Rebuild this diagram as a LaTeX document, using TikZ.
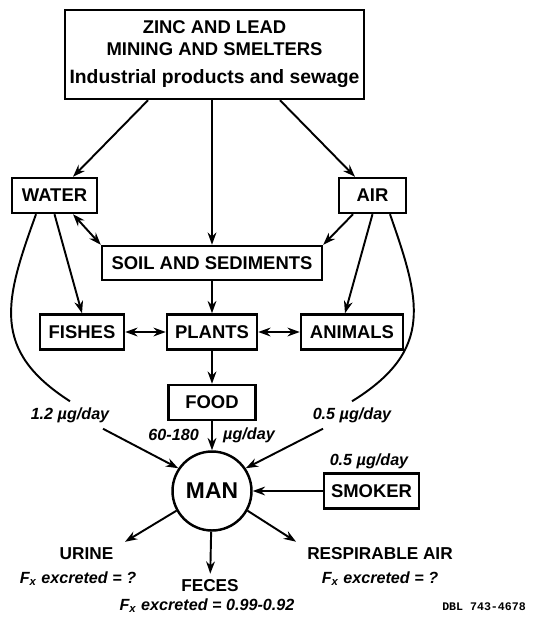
\documentclass[tikz,border=0pt]{standalone}
\usepackage{fontspec}
\setmainfont{Liberation Sans}
\newfontfamily\dblfont{Liberation Mono}
\usetikzlibrary{arrows.meta}

\newcommand{\boxfont}{\fontsize{10.5}{12.5}\selectfont\bfseries}
\newcommand{\manfont}{\fontsize{13}{15}\selectfont\bfseries}
\newcommand{\ratefont}{\fontsize{9.2}{11}\selectfont\bfseries\itshape}
\newcommand{\sinkfont}{\fontsize{9.8}{12}\selectfont\bfseries}

\tikzset{
  box/.style={draw, line width=1.4pt, inner sep=2pt, minimum height=0.7cm, font=\boxfont},
  flow/.style={->, line width=1.1pt},
  rate/.style={font=\ratefont},
  sink/.style={font=\sinkfont},
}

\begin{document}
\begin{tikzpicture}[x=0.02cm,y=-0.02cm,>={Stealth[length=7pt,width=5pt]}]
  \useasboundingbox (0,0) rectangle (535,619);
  % sources
  \node[box,align=center,minimum width=5.98cm,minimum height=1.78cm] (src) at (214.5,54.5)
    {ZINC AND LEAD\\ MINING AND SMELTERS\\[3.4pt] {\fontsize{11}{12.5}\selectfont Industrial products and sewage}};
  \node[box,minimum width=1.7cm] (water) at (54.5,195.5) {WATER};
  \node[box,minimum width=1.34cm] (air) at (372.5,195.5) {AIR};
  \node[box,minimum width=4.4cm,minimum height=0.68cm] (soil) at (212,263) {SOIL AND SEDIMENTS};
  \node[box,minimum width=1.68cm] (fishes) at (82,332) {FISHES};
  \node[box,minimum width=1.8cm] (plants) at (212,332) {PLANTS};
  \node[box,minimum width=2.04cm] (animals) at (352,332) {ANIMALS};
  \node[box,minimum width=1.74cm] (food) at (212,402.5) {FOOD};
  \node[draw,circle,line width=1.4pt,minimum size=1.58cm,font=\manfont] (man) at (212,491) {MAN};
  \node[box,minimum width=1.9cm] (smoker) at (371.5,491) {SMOKER};

  % intake rates
  \node[rate] (ratew) at (70,415) {1.2 µg/day};
  \node[rate,anchor=east] (ratef) at (205,435) {60-180};
  \node[rate,anchor=west] (ratefu) at (217,435) {µg/day};
  \node[rate] (ratea) at (352,415) {0.5 µg/day};
  \node[rate] (rates) at (369,461) {0.5 µg/day};

  % excretion
  \node[sink] (urine) at (86.5,554) {URINE};
  \node[rate] (urinefx) at (78,579) {F\textsubscript{x} excreted = ?};
  \node[sink] (feces) at (210,586) {FECES};
  \node[rate] (fecesfx) at (207,606) {F\textsubscript{x} excreted = 0.99-0.92};
  \node[sink] (resp) at (380,554) {RESPIRABLE AIR};
  \node[rate] (respfx) at (380,579) {F\textsubscript{x} excreted = ?};
  \node[font=\dblfont\bfseries\fontsize{6.6}{8}\selectfont,anchor=east] (dbl) at (532,607) {DBL 743-4678};

  \draw[flow] ([xshift=-1.33cm]src.south) -- ([xshift=0.37cm]water.north);
  \draw[flow] (src.south -| soil.north) -- (soil.north);
  \draw[flow] ([xshift=1.31cm]src.south) -- ([xshift=-0.35cm]air.north);
  \draw[flow] (water.south) -- (fishes.north);
  \draw[flow,<->] ([xshift=0.37cm]water.south) -- (soil.north west);
  \draw[flow] ([xshift=-0.39cm]air.south) -- (soil.north east);
  \draw[flow] (air.south) -- ([xshift=-0.14cm]animals.north);
  \draw[line width=1.1pt] ([xshift=-0.37cm]water.south) .. controls (5,300) and (-10,350) .. (ratew.north);
  \draw[line width=1.1pt] ([xshift=0.35cm]air.south) .. controls (420,300) and (435,350) .. (ratea.north);
  \draw[flow] (soil) -- (plants);
  \draw[flow,<->] (fishes) -- (plants);
  \draw[flow,<->] (plants) -- (animals);
  \draw[flow] (plants) -- (food);
  \draw[flow] (food) -- (man);
  \draw[flow] ([xshift=0.66cm]ratew.south) -- (man.146);
  \draw[flow] ([xshift=-0.58cm]ratea.south) -- (man.34);
  \draw[flow] (smoker) -- (man);
  \draw[flow] (man.209) -- ([xshift=0.77cm]urine.north);
  \draw[flow] (man) -- (feces);
  \draw[flow] (man.-29) -- ([xshift=-1.68cm]resp.north);
\end{tikzpicture}
\end{document}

※ ※ ※

## Do this
Look at the listing and set down only the lines from its start through the line with "(rates) at (369,461)", word for word and without pictures.

## Right answer
Rebuild this diagram as a LaTeX document, using TikZ.
\documentclass[tikz,border=0pt]{standalone}
\usepackage{fontspec}
\setmainfont{Liberation Sans}
\newfontfamily\dblfont{Liberation Mono}
\usetikzlibrary{arrows.meta}

\newcommand{\boxfont}{\fontsize{10.5}{12.5}\selectfont\bfseries}
\newcommand{\manfont}{\fontsize{13}{15}\selectfont\bfseries}
\newcommand{\ratefont}{\fontsize{9.2}{11}\selectfont\bfseries\itshape}
\newcommand{\sinkfont}{\fontsize{9.8}{12}\selectfont\bfseries}

\tikzset{
  box/.style={draw, line width=1.4pt, inner sep=2pt, minimum height=0.7cm, font=\boxfont},
  flow/.style={->, line width=1.1pt},
  rate/.style={font=\ratefont},
  sink/.style={font=\sinkfont},
}

\begin{document}
\begin{tikzpicture}[x=0.02cm,y=-0.02cm,>={Stealth[length=7pt,width=5pt]}]
  \useasboundingbox (0,0) rectangle (535,619);
  % sources
  \node[box,align=center,minimum width=5.98cm,minimum height=1.78cm] (src) at (214.5,54.5)
    {ZINC AND LEAD\\ MINING AND SMELTERS\\[3.4pt] {\fontsize{11}{12.5}\selectfont Industrial products and sewage}};
  \node[box,minimum width=1.7cm] (water) at (54.5,195.5) {WATER};
  \node[box,minimum width=1.34cm] (air) at (372.5,195.5) {AIR};
  \node[box,minimum width=4.4cm,minimum height=0.68cm] (soil) at (212,263) {SOIL AND SEDIMENTS};
  \node[box,minimum width=1.68cm] (fishes) at (82,332) {FISHES};
  \node[box,minimum width=1.8cm] (plants) at (212,332) {PLANTS};
  \node[box,minimum width=2.04cm] (animals) at (352,332) {ANIMALS};
  \node[box,minimum width=1.74cm] (food) at (212,402.5) {FOOD};
  \node[draw,circle,line width=1.4pt,minimum size=1.58cm,font=\manfont] (man) at (212,491) {MAN};
  \node[box,minimum width=1.9cm] (smoker) at (371.5,491) {SMOKER};

  % intake rates
  \node[rate] (ratew) at (70,415) {1.2 µg/day};
  \node[rate,anchor=east] (ratef) at (205,435) {60-180};
  \node[rate,anchor=west] (ratefu) at (217,435) {µg/day};
  \node[rate] (ratea) at (352,415) {0.5 µg/day};
  \node[rate] (rates) at (369,461) {0.5 µg/day};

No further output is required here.